Anche l’Assessore regionale all’Agricoltura, Elisabetta
Falchi ha sostenuto che: «Sarebbe il colmo che sui banchi
dell’esposizione milanese trovassimo insetti e carni di tutto il pianeta, come
quella del coccodrillo, e che il suino isolano venisse lasciato alla porta. Non
si può escludere uno dei prodotti di eccellenza del made in Italy».
L’Assessore Arru, a
nome di tutta la Giunta Pigliaru, riepilogando gli avvenimenti ha spiegato che fin
dal mese di Settembre dello scorso anno la Giunta aveva presentato un
protocollo al Ministero per ottenere l’autorizzazione alla commercializzazione
dei nostri prodotti suini (da sottoporre alla termizzazione) al di fuori della Sardegna; questo perché, pur in
presenza della malattia tale trattamento termico devitalizzava il virus impedendo
ogni possibilità di diffusione ad altri suini. I prodotti termizzati infatti sono
ritenuti sani, sicuri e di ottima qualità. Per questa ragione il Ministero avrebbe
dovuto concedere la sua autorizzazione, e in questo modo il porcetto sardo sarebbe
stato presente e protagonista all'Expo di Milano. Il lungo braccio di ferro tra
Il Ministro Beatrice Lorenzin e l’Assessore alla Sanità Luigi Arru è durato a
lungo ed ha fatto scintille per giorni: al no espresso dalla Lorenzin («sulla peste
suina l'Ue non vuole correre rischi»), ha fatto seguito l'assessore Arru:
«Garantiamo che non ci sono rischi di diffusione della malattia, tocca a voi
decidere».
Alla fine della lunga
battaglia il sofferto si è arrivato. La richiesta di poter commercializzare i prodotti
suini sardi trattati termicamente è stata accolta dal Ministero della Salute,
che ha comunque predisposto un protocollo sperimentale per una spedizione
sicura delle carni precotte, provenienti dalle aziende della Sardegna e da
utilizzare in ambito Expo Milano 2015. Certo, quello arrivato dal Ministero è un sì con riserva e bisognerà
attivarsi concretamente per poter debellare definitivamente questo male e far
sì che i prodotti sardi possano finalmente circolare liberamente in tutto il
mondo. È la prima volta, dopo tre anni e cinque mesi di blocco totale delle
esportazioni, che un suino, per quanto precotto, può lasciare la Sardegna, in
virtù di questa speciale deroga concessa dal Ministero della Salute.
Cari amici, oggi 25
Aprile si festeggiano i 70 anni dalla “Liberazione”, ricorrenza che per noi
sardi, memori di un passato di sudditanza, ha un sapore ancora incompiuto. In
Sardegna la vera liberazione culturale e sociale, la reale autonomia e identità
del nostro popolo, concretamente non sono mai avvenute. La telenovela del
maialetto sardo, che ho voluto ripercorrere con Voi, ne è un esempio eclatante.

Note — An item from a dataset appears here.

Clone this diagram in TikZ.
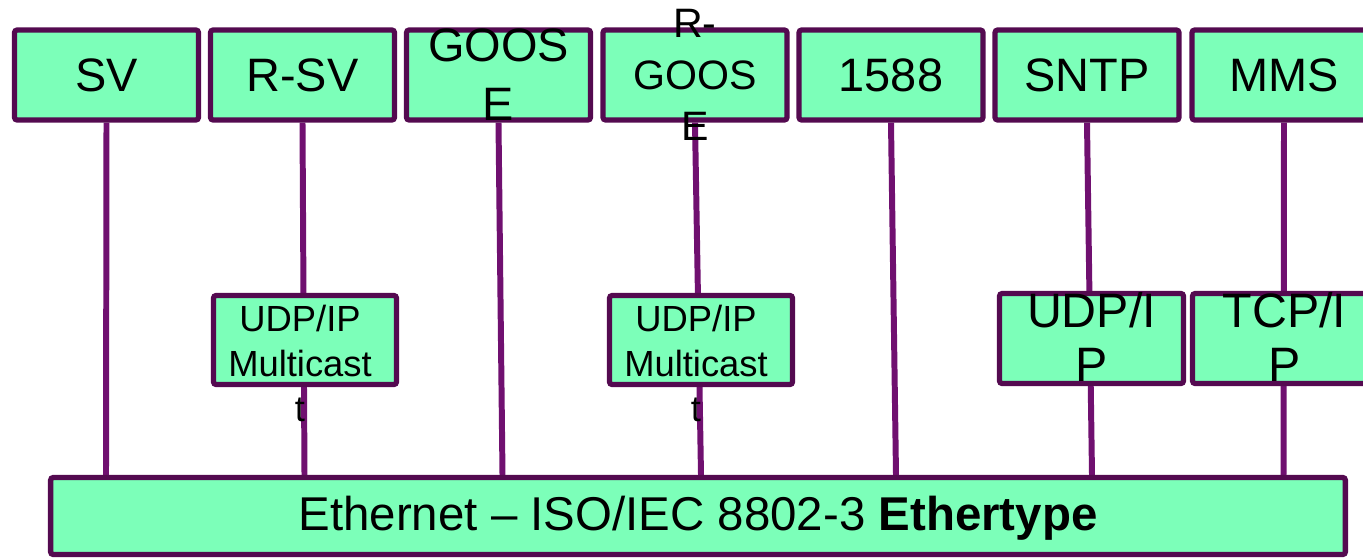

La Sardegna ha bisogno, anche in campo agro-pastorale, di darsi una mossa: è
tempo che allevatori, veterinari e politici decidano di lavorare sinergicamente
insieme, per creare le migliori condizioni di sviluppo dell’Isola; non solo,
dunque, provvedimenti tampone per debellare l'epidemia di peste suina, ma per
costruire una Sardegna fatta di Agricoltura e Pastorizia d’avanguardia: le
condizioni ci sono tutte! Se è pur vero che per secoli siamo stati col capo
chino (sudditi e non cittadini) è tempo che rialziamo la testa: La nostra isola
merita sardi attivi, concreti e determinati. Solo in questo modo i nostri
giovani potranno trovare un futuro più sereno e meno precario.
Cia a tutti.
Mario
1 commento:
non solo questo matrimonio non s'ha da fare, ma forse la paura della presunta peste suina che infesta i maiali sardi potrebbe riesumare il ricordo della famosa peste di manzoniana memoria!